Railway line in China

The Jining–Baotou railway (also referred to in Chinese as the Jibao second double-track line, or the Jibao line for short) is a railway from Ulanqab City to Baotou City in Inner Mongolia Autonomous Region. Its route is basically parallel to the Jining to Baotou section of the Beijing–Baotou railway and it is 308 km long. Construction started in April 2009 and it was officially opened to traffic on 3 December 2012. The entire line is under the jurisdiction and operation of the Hohhot Railway Bureau. Since the date of opening to traffic, most passenger trains on the original Jining–Baotou section of the Beijing-Baotou Railway have operated via the Jibao line. EMU trains have operated between Baotou, Hohhot and Jining since 8 January 2015.
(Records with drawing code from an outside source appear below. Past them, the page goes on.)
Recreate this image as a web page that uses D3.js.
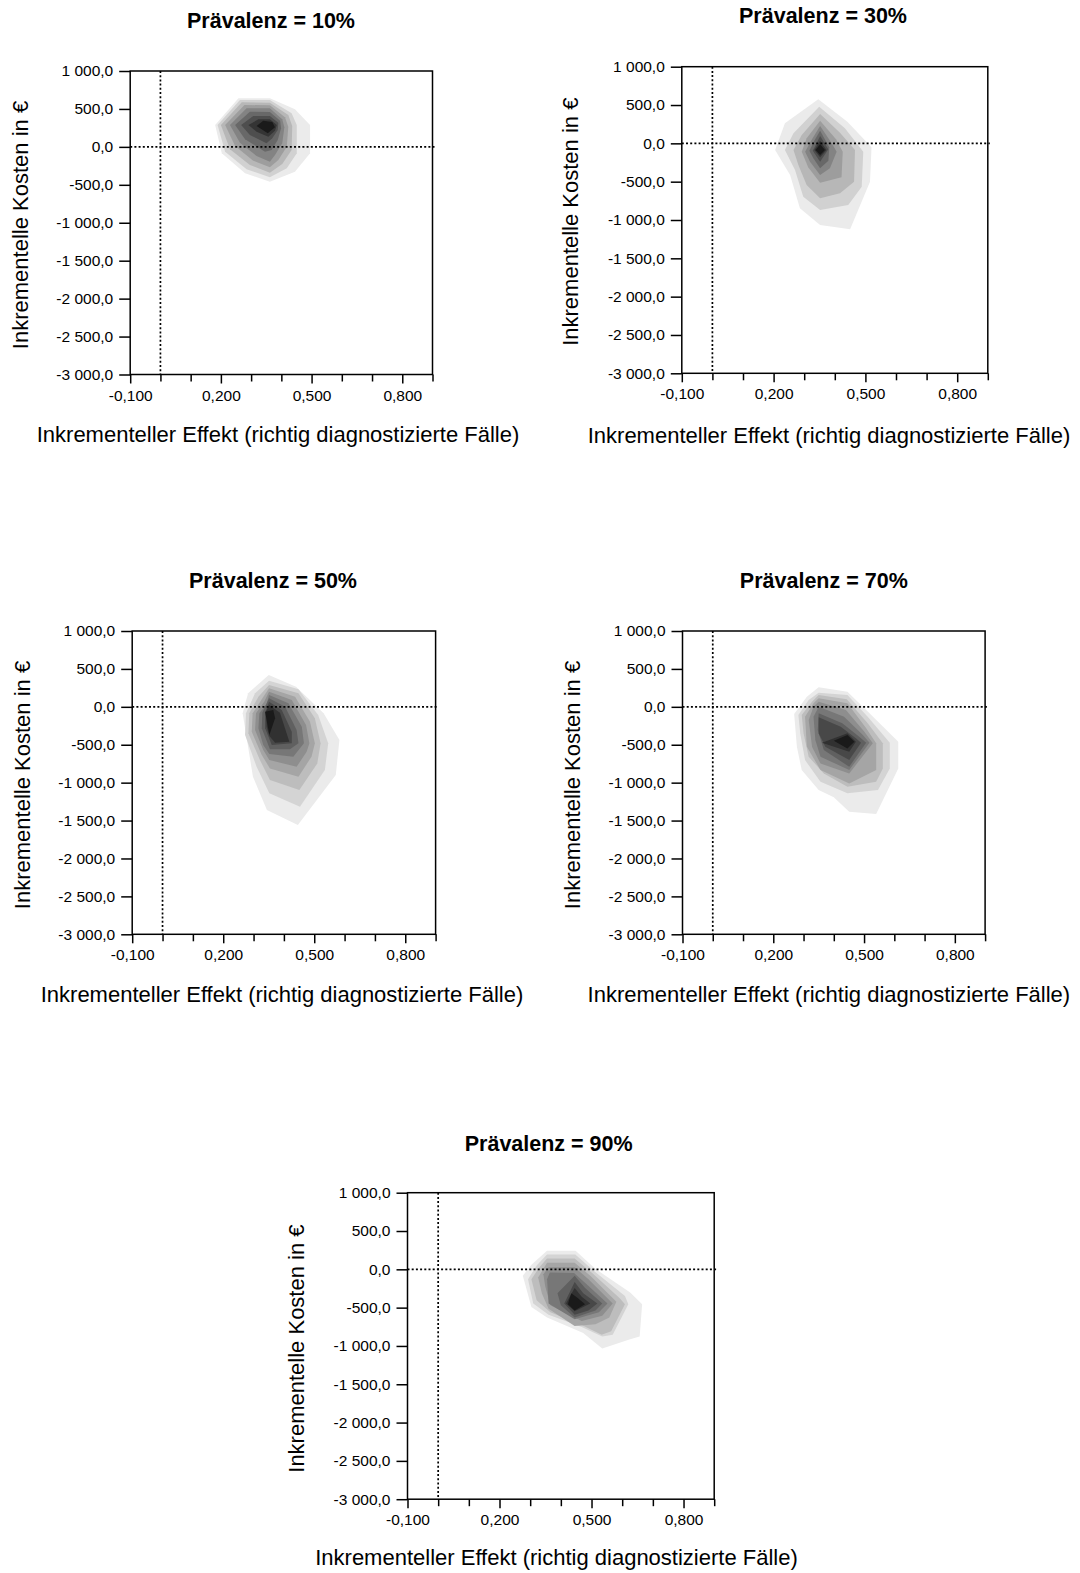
<!DOCTYPE html>
<html>
<head>
<meta charset="utf-8">
<script src="https://cdn.jsdelivr.net/npm/d3@7"></script>
<style>
  body { margin: 0; background: #ffffff; }
  text { font-family: "Liberation Sans", Arial, sans-serif; fill: #000; }
</style>
</head>
<body>
<svg id="chart" width="1080" height="1573"></svg>
<script>
// ---------------- data ----------------
const panelTitles = ["Prävalenz = 10%", "Prävalenz = 30%", "Prävalenz = 50%", "Prävalenz = 70%", "Prävalenz = 90%"];
const xAxisTitle = "Inkrementeller Effekt (richtig diagnostizierte Fälle)";
const yAxisTitle = "Inkrementelle Kosten in €";

const xDomain = [-0.1, 0.9];
const yDomain = [-3000, 1000];
const xMinorTicks = [0.0, 0.1, 0.3, 0.4, 0.6, 0.7, 0.9];
const xMajorTicks = [-0.1, 0.2, 0.5, 0.8];
const xTickLabels = ["-0,100", "0,200", "0,500", "0,800"];
const yTicks = [1000, 500, 0, -500, -1000, -1500, -2000, -2500, -3000];
const yTickLabels = ["1 000,0", "500,0", "0,0", "-500,0", "-1 000,0", "-1 500,0", "-2 000,0", "-2 500,0", "-3 000,0"];

// density contour bands (outermost first), [effect, cost]
const contours10 = [
  [[0.181,288],[0.258,640],[0.362,640],[0.445,495],[0.495,288],[0.495,-85],[0.445,-327],[0.362,-458],[0.280,-349],[0.203,-85]],
  [[0.189,288],[0.263,618],[0.362,618],[0.434,442],[0.451,288],[0.451,-85],[0.418,-283],[0.362,-401],[0.285,-296],[0.214,-63]],
  [[0.200,288],[0.269,587],[0.362,583],[0.423,420],[0.436,275],[0.434,-41],[0.403,-226],[0.362,-340],[0.296,-239],[0.230,-32]],
  [[0.214,288],[0.278,552],[0.362,548],[0.412,389],[0.423,266],[0.418,3],[0.390,-173],[0.362,-270],[0.307,-182],[0.247,12]],
  [[0.230,288],[0.285,508],[0.362,508],[0.403,363],[0.410,258],[0.403,47],[0.379,-107],[0.362,-195],[0.318,-120],[0.263,56]],
  [[0.247,288],[0.296,464],[0.362,460],[0.396,345],[0.399,244],[0.388,91],[0.368,-41],[0.346,-63],[0.280,100]],
  [[0.267,288],[0.307,407],[0.362,407],[0.390,319],[0.388,222],[0.370,113],[0.351,47],[0.296,157]],
  [[0.291,288],[0.324,363],[0.362,363],[0.385,288],[0.379,214],[0.357,135],[0.318,200]],
  [[0.318,275],[0.340,345],[0.370,328],[0.379,258],[0.355,178]]
];

const contours30 = [
  [[0.346,574],[0.441,283],[0.520,-52],[0.515,-500],[0.450,-1122],[0.352,-1065],[0.286,-848],[0.254,-413],[0.205,-87],[0.237,261]],
  [[0.349,479],[0.433,196],[0.493,-109],[0.488,-565],[0.444,-804],[0.352,-870],[0.297,-696],[0.270,-348],[0.237,-87],[0.265,131]],
  [[0.352,383],[0.417,139],[0.466,-87],[0.463,-500],[0.417,-652],[0.352,-717],[0.308,-543],[0.281,-283],[0.265,-87],[0.292,109]],
  [[0.352,296],[0.404,52],[0.426,-109],[0.422,-443],[0.352,-513],[0.313,-313],[0.292,-109],[0.308,65]],
  [[0.352,226],[0.390,0],[0.406,-109],[0.384,-326],[0.352,-413],[0.319,-239],[0.303,-109],[0.324,44]],
  [[0.352,165],[0.382,-52],[0.379,-226],[0.352,-326],[0.330,-196],[0.317,-96],[0.333,35]],
  [[0.352,96],[0.379,-78],[0.352,-239],[0.328,-96]],
  [[0.352,35],[0.373,-87],[0.352,-182],[0.333,-87]],
  [[0.352,-13],[0.368,-87],[0.352,-152],[0.337,-87]]
];

const contours50 = [
  [[0.350,420],[0.440,266],[0.531,-86],[0.583,-438],[0.571,-899],[0.446,-1559],[0.344,-1361],[0.298,-921],[0.264,-86],[0.282,178]],
  [[0.351,345],[0.448,231],[0.513,-108],[0.546,-482],[0.535,-833],[0.453,-1317],[0.352,-1141],[0.310,-790],[0.272,-372],[0.275,-86],[0.305,178]],
  [[0.351,288],[0.448,178],[0.502,-152],[0.521,-482],[0.510,-746],[0.451,-1097],[0.354,-965],[0.321,-702],[0.283,-350],[0.286,-86],[0.316,134]],
  [[0.351,244],[0.437,134],[0.486,-196],[0.502,-482],[0.491,-658],[0.448,-921],[0.354,-812],[0.327,-636],[0.294,-328],[0.297,-86],[0.327,99]],
  [[0.351,200],[0.426,90],[0.473,-240],[0.484,-482],[0.475,-592],[0.442,-790],[0.352,-702],[0.332,-570],[0.305,-306],[0.308,-86],[0.335,68]],
  [[0.351,156],[0.415,46],[0.459,-262],[0.466,-482],[0.431,-658],[0.352,-622],[0.332,-504],[0.316,-284],[0.319,-86],[0.343,37]],
  [[0.351,112],[0.404,2],[0.442,-306],[0.448,-482],[0.420,-561],[0.354,-561],[0.327,-284],[0.329,-77]],
  [[0.351,68],[0.393,-42],[0.426,-328],[0.426,-482],[0.360,-504],[0.338,-284],[0.338,-77]],
  [[0.351,24],[0.387,-77],[0.418,-460],[0.371,-473],[0.352,-385],[0.343,-262],[0.341,-64]],
  [[0.338,-64],[0.365,-42],[0.371,-152],[0.352,-372]]
];

const contours70 = [
  [[0.350,257],[0.445,200],[0.507,-42],[0.613,-460],[0.613,-812],[0.540,-1414],[0.451,-1383],[0.400,-1194],[0.350,-1097],[0.294,-834],[0.278,-526],[0.269,-95],[0.311,134]],
  [[0.350,186],[0.445,156],[0.512,-130],[0.585,-473],[0.585,-812],[0.546,-1097],[0.445,-1141],[0.356,-988],[0.305,-702],[0.289,-350],[0.283,-108],[0.317,90]],
  [[0.350,156],[0.443,99],[0.512,-218],[0.562,-482],[0.562,-812],[0.540,-988],[0.445,-1054],[0.367,-878],[0.317,-658],[0.300,-350],[0.294,-108],[0.328,68]],
  [[0.350,112],[0.445,46],[0.507,-284],[0.540,-482],[0.540,-834],[0.451,-1010],[0.356,-834],[0.311,-526],[0.305,-130],[0.333,46]],
  [[0.350,68],[0.440,-42],[0.501,-328],[0.529,-482],[0.451,-878],[0.356,-746],[0.328,-526],[0.317,-174],[0.333,2]],
  [[0.350,2],[0.434,-130],[0.496,-372],[0.518,-473],[0.451,-834],[0.356,-658],[0.339,-438],[0.333,-130]],
  [[0.350,-86],[0.428,-218],[0.484,-394],[0.507,-473],[0.451,-790],[0.367,-570],[0.347,-306]],
  [[0.350,-139],[0.423,-262],[0.473,-416],[0.490,-473],[0.451,-702],[0.372,-526],[0.350,-350]],
  [[0.361,-473],[0.445,-350],[0.473,-460],[0.451,-592]],
  [[0.400,-447],[0.445,-372],[0.468,-460],[0.445,-548]]
];

const contours90 = [
  [[0.355,244],[0.448,244],[0.513,5],[0.626,-302],[0.665,-456],[0.657,-876],[0.626,-912],[0.535,-1034],[0.473,-831],[0.355,-628],[0.304,-492],[0.276,-85],[0.304,59]],
  [[0.355,195],[0.447,195],[0.507,-18],[0.609,-348],[0.620,-456],[0.569,-854],[0.535,-876],[0.468,-754],[0.360,-592],[0.310,-447],[0.293,-131],[0.321,50]],
  [[0.355,140],[0.445,140],[0.502,-49],[0.592,-379],[0.609,-456],[0.564,-808],[0.533,-854],[0.468,-727],[0.366,-560],[0.321,-402],[0.304,-131],[0.330,27]],
  [[0.355,86],[0.445,86],[0.496,-85],[0.581,-424],[0.558,-628],[0.513,-718],[0.445,-741],[0.360,-515],[0.338,-311],[0.326,-108]],
  [[0.360,27],[0.445,27],[0.490,-131],[0.569,-447],[0.535,-605],[0.468,-673],[0.366,-470],[0.349,-221],[0.343,-63]],
  [[0.364,-40],[0.443,-49],[0.485,-198],[0.552,-447],[0.524,-560],[0.445,-650],[0.360,-447],[0.355,-131]],
  [[0.445,-85],[0.479,-244],[0.535,-447],[0.513,-537],[0.445,-628],[0.400,-470],[0.389,-311]],
  [[0.445,-167],[0.473,-311],[0.519,-447],[0.490,-537],[0.445,-592],[0.411,-447]],
  [[0.445,-244],[0.468,-357],[0.496,-447],[0.445,-546],[0.417,-447]],
  [[0.434,-311],[0.456,-379],[0.479,-456],[0.445,-537],[0.423,-456]]
];

const panelContours = [contours10, contours30, contours50, contours70, contours90];

// ---------------- layout ----------------
const layout = [
  { l: 130.2, r: 432.5, t: 71.0,   b: 374.5,  tx: 271,   ty: 28.3,   xx: 278,   xy: 441.7,  yx: 20.7,  yy: 225 },
  { l: 681.8, r: 987.8, t: 66.7,   b: 373.3,  tx: 823,   ty: 23.3,   xx: 829,   xy: 443,    yx: 570,   yy: 221.7 },
  { l: 132.2, r: 435.6, t: 631.0,  b: 934.3,  tx: 273,   ty: 588.3,  xx: 282,   xy: 1001.7, yx: 22.4,  yy: 785 },
  { l: 682.5, r: 985.1, t: 631.0,  b: 934.3,  tx: 823.8, ty: 588.3,  xx: 828.9, xy: 1001.7, yx: 572,   yy: 785 },
  { l: 407.5, r: 714.2, t: 1192.7, b: 1499.2, tx: 548.7, ty: 1150.5, xx: 556.5, xy: 1565,   yx: 296,   yy: 1348.6 }
];

const svg = d3.select("#chart");

panelContours.forEach((bands, i) => {
  const L = layout[i];
  const x = d3.scaleLinear().domain(xDomain).range([L.l, L.r]);
  const y = d3.scaleLinear().domain(yDomain).range([L.b, L.t]);
  const g = svg.append("g");

  const shade = d3.scaleLinear().domain([0, bands.length - 1]).range(["#ebebeb", "#1a1a1a"]);
  const line = d3.line().x(d => x(d[0])).y(d => y(d[1])).curve(d3.curveLinearClosed);

  g.selectAll("path.band").data(bands).join("path")
    .attr("class", "band")
    .attr("d", d => line(d))
    .attr("fill", (d, k) => shade(k))
    .attr("stroke", "none");

  // reference lines at 0
  g.append("line")
    .attr("x1", x(0)).attr("x2", x(0)).attr("y1", L.t).attr("y2", L.b)
    .attr("stroke", "#000").attr("stroke-width", 1.7).attr("stroke-dasharray", "2,2.2");
  g.append("line")
    .attr("x1", L.l).attr("x2", L.r + 2).attr("y1", y(0)).attr("y2", y(0))
    .attr("stroke", "#000").attr("stroke-width", 1.7).attr("stroke-dasharray", "2,2.2");

  // frame
  g.append("rect")
    .attr("x", L.l).attr("y", L.t).attr("width", L.r - L.l).attr("height", L.b - L.t)
    .attr("fill", "none").attr("stroke", "#000").attr("stroke-width", 1.5);

  // y axis
  const ya = g.append("g").attr("transform", `translate(${L.l},0)`)
    .call(d3.axisLeft(y).tickValues(yTicks).tickFormat((d, k) => yTickLabels[k]).tickSize(11).tickPadding(6).tickSizeOuter(0));
  ya.select(".domain").remove();
  ya.selectAll("line").attr("stroke-width", 1.5);
  ya.selectAll("text").style("font-size", "15.5px").attr("font-family", "Liberation Sans, Arial, sans-serif");

  // x axis: minor ticks
  const xm = g.append("g").attr("transform", `translate(0,${L.b})`)
    .call(d3.axisBottom(x).tickValues(xMinorTicks).tickFormat("").tickSize(7).tickSizeOuter(0));
  xm.select(".domain").remove();
  xm.selectAll("line").attr("stroke-width", 1.5);

  // x axis: labelled ticks
  const xa = g.append("g").attr("transform", `translate(0,${L.b})`)
    .call(d3.axisBottom(x).tickValues(xMajorTicks).tickFormat((d, k) => xTickLabels[k]).tickSize(9).tickPadding(6).tickSizeOuter(0));
  xa.select(".domain").remove();
  xa.selectAll("line").attr("stroke-width", 1.5);
  xa.selectAll("text").style("font-size", "15.5px").attr("font-family", "Liberation Sans, Arial, sans-serif");

  // titles
  g.append("text").attr("x", L.tx).attr("y", L.ty).attr("text-anchor", "middle")
    .style("font-size", "21.5px").style("font-weight", "bold").text(panelTitles[i]);
  g.append("text").attr("x", L.xx).attr("y", L.xy).attr("text-anchor", "middle")
    .style("font-size", "22px").text(xAxisTitle);
  g.append("text").attr("transform", `translate(${L.yx},${L.yy}) rotate(-90)`)
    .attr("text-anchor", "middle").attr("dy", "0.35em")
    .style("font-size", "22px").text(yAxisTitle);
});
</script>
</body>
</html>
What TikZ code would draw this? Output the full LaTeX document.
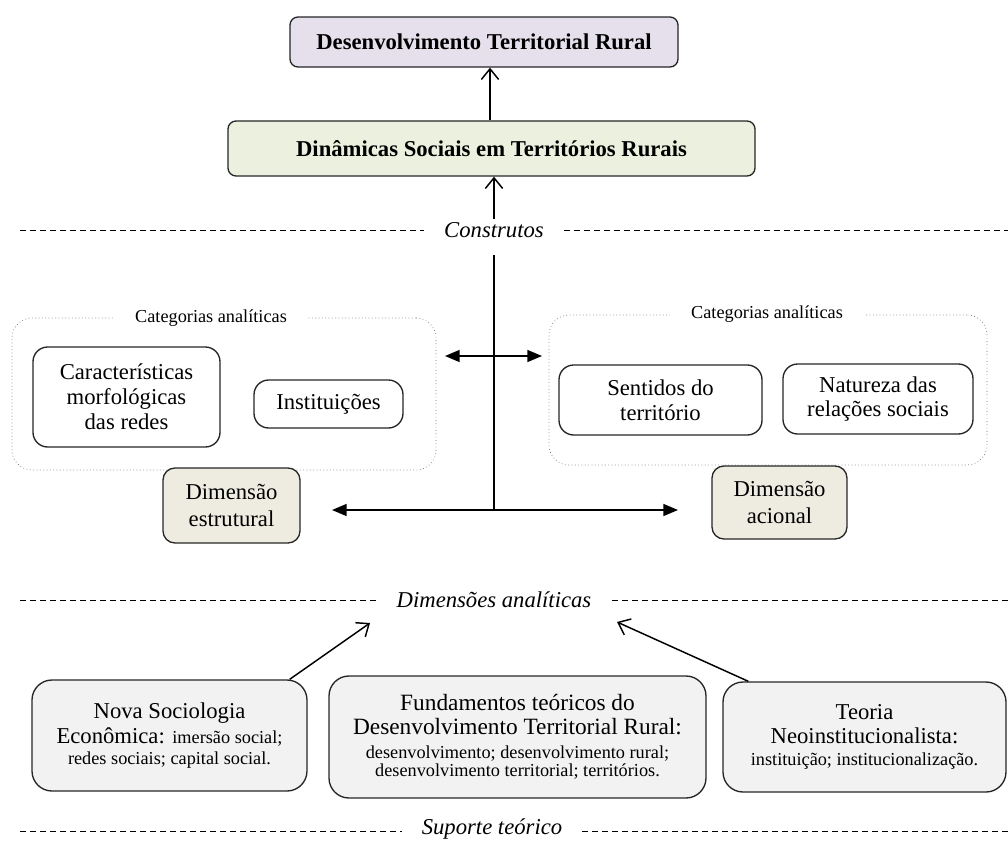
\documentclass[tikz,border=0pt]{standalone}
\usepackage{fontspec}
\setmainfont{Liberation Serif}
\usetikzlibrary{arrows.meta,calc}
\definecolor{lav}{HTML}{E5E0EC}
\definecolor{olv}{HTML}{EBF1DE}
\definecolor{tanc}{HTML}{EEECE1}
\definecolor{lgray}{HTML}{F2F2F2}
\newcommand\bigf{\fontsize{17}{18.6}\selectfont}
\newcommand\bigbf{\fontsize{17.5}{17.8}\selectfont}
\newcommand\smallf{\fontsize{13.7}{14.5}\selectfont}
\newcommand\titlef{\fontsize{17}{19}\selectfont\bfseries}
\begin{document}
\begin{tikzpicture}[x=0.75pt,y=-0.75pt,
  box/.style={draw=black!85, line width=1pt, align=center, inner sep=0pt},
  titlebox/.style={box, rounded corners=6pt, font=\titlef},
  catbox/.style={draw=black!60, line width=0.5pt, dotted, rounded corners=15pt},
  catlab/.style={fill=white, inner xsep=16pt, inner ysep=1pt, font=\smallf},
  cbox/.style={box, fill=white, rounded corners=11pt, font=\bigf},
  dimbox/.style={box, fill=tanc, rounded corners=9pt, font=\bigf},
  basebox/.style={box, fill=lgray, rounded corners=15pt, font=\bigf},
  lab/.style={font=\bigf\itshape, inner xsep=15pt, inner ysep=2pt},
  dashln/.style={line width=0.6pt, dash pattern=on 4.5pt off 3pt},
  openarr/.style={line width=1.1pt, -{Straight Barb[length=8pt,width=13pt]}},
  fillarr/.style={line width=1.1pt, {Triangle[length=11pt,width=9pt]}-{Triangle[length=11pt,width=9pt]}}
]
\useasboundingbox (0,0) rectangle (1008,843);

% top boxes
\node[titlebox, fill=lav, minimum width=291pt, minimum height=37.5pt] (top) at (484,42) {Desenvolvimento Territorial Rural};
\node[titlebox, fill=olv, minimum width=395.25pt, minimum height=41.25pt] (dyn) at (491.5,148.5) {Dinâmicas Sociais em Territórios Rurais};
\coordinate (ax) at (490,0);
\draw[openarr] (dyn.north -| ax) -- (top.south -| ax);

% Construtos
\node[lab] (cons) at (494,230) {Construtos};
\coordinate (consL) at (20,230);
\coordinate (consR) at (1008,230);
\draw[dashln] (consL) -- (cons.west);
\draw[dashln] (cons.east) -- (consR);
\draw[openarr] (cons.north) -- (dyn.south -| cons.north);

% category boxes
\node[catbox, minimum width=318pt, minimum height=114pt] (catL) at (224,394) {};
\node[catlab] (catLl) at (211,318) {Categorias analíticas};
\node[cbox, minimum width=140.25pt, minimum height=75pt] (carac) at (126.5,397) {Características\\morfológicas\\das redes};
\node[cbox, minimum width=111.75pt, minimum height=36pt] (inst) at (328.5,404) {Instituições};

\node[catbox, minimum width=328.5pt, minimum height=112.5pt] (catR) at (768,390) {};
\node[catlab] (catRl) at (767,314) {Categorias analíticas};
\node[cbox, minimum width=152.25pt, minimum height=52.5pt] (sent) at (660.5,400) {Sentidos do\\território};
\node[cbox, minimum width=142.5pt, minimum height=52.5pt] (nat) at (878,399) {Natureza das\\relações sociais};

\node[dimbox, minimum width=102.75pt, minimum height=56.25pt] (dimE) at (231.5,505.5) {Dimensão\\[1pt]estrutural};
\node[dimbox, minimum width=101.25pt, minimum height=54.75pt] (dimA) at (779.5,502.5) {Dimensão\\[1pt]acional};

% T connector
\coordinate (vtop) at (494,255);
\coordinate (hl) at (332,510);
\coordinate (hr) at (678,510);
\coordinate (dl) at (445,356);
\coordinate (dr) at (542,356);
\draw[line width=1.1pt] (vtop) -- (vtop |- hl);
\draw[fillarr] (hl) -- (hr);
\draw[fillarr] (dl) -- (dr);

% Dimensões analíticas
\node[lab] (dima) at (494,600) {Dimensões analíticas};
\coordinate (dimaL) at (20,600);
\coordinate (dimaR) at (1008,600);
\draw[dashln] (dimaL) -- (dima.west);
\draw[dashln] (dima.east) -- (dimaR);

% bottom boxes
\node[basebox, minimum width=206.25pt, minimum height=83.25pt] (A) at (169.5,735.5)
  {Nova Sociologia\\Econômica: {\smallf imersão social;}\\[-2.6pt]{\smallf redes sociais; capital social.}};
\node[basebox, font=\bigbf, minimum width=282.75pt, minimum height=91.5pt] (B) at (517.5,737)
  {Fundamentos teóricos do\\Desenvolvimento Territorial Rural:\\{\smallf desenvolvimento; desenvolvimento rural;}\\[-4pt]{\smallf desenvolvimento territorial; territórios.}};
\node[basebox, minimum width=212.25pt, minimum height=82.5pt] (C) at (864.5,737)
  {Teoria\\Neoinstitucionalista:\\[-2.1pt]{\smallf instituição; institucionalização.}};

\coordinate (aT) at (370,623);
\coordinate (cT) at (617,622);
\draw[openarr] ($(A.north east)+(-18,0)$) -- (aT);
\draw[openarr] ($(C.north west)+(26,0)$) -- (cT);

% Suporte teórico
\node[lab] (sup) at (492,829) {Suporte teórico};
\coordinate (supL) at (20,831);
\coordinate (supR) at (1008,831);
\draw[dashln] (supL) -- (sup.west |- supL);
\draw[dashln] (sup.east |- supR) -- (supR);
\end{tikzpicture}
\end{document}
The Jining–Baotou line from Guyingpan to Taigemu has since been merged with the Tangshan–Baotou railway and the Zhangjiakou–Jining railway to form the Tangshan–Baotou railway (Tangbao), while the section from Taigemu to Baotou is now considered to form part of the Beijing–Baotou Passenger Dedicated Line, although this section is not a true high-speed line. The line forms part of the Beijing–Lanzhou corridor of China's "Eight Vertical and Eight Horizontal" network.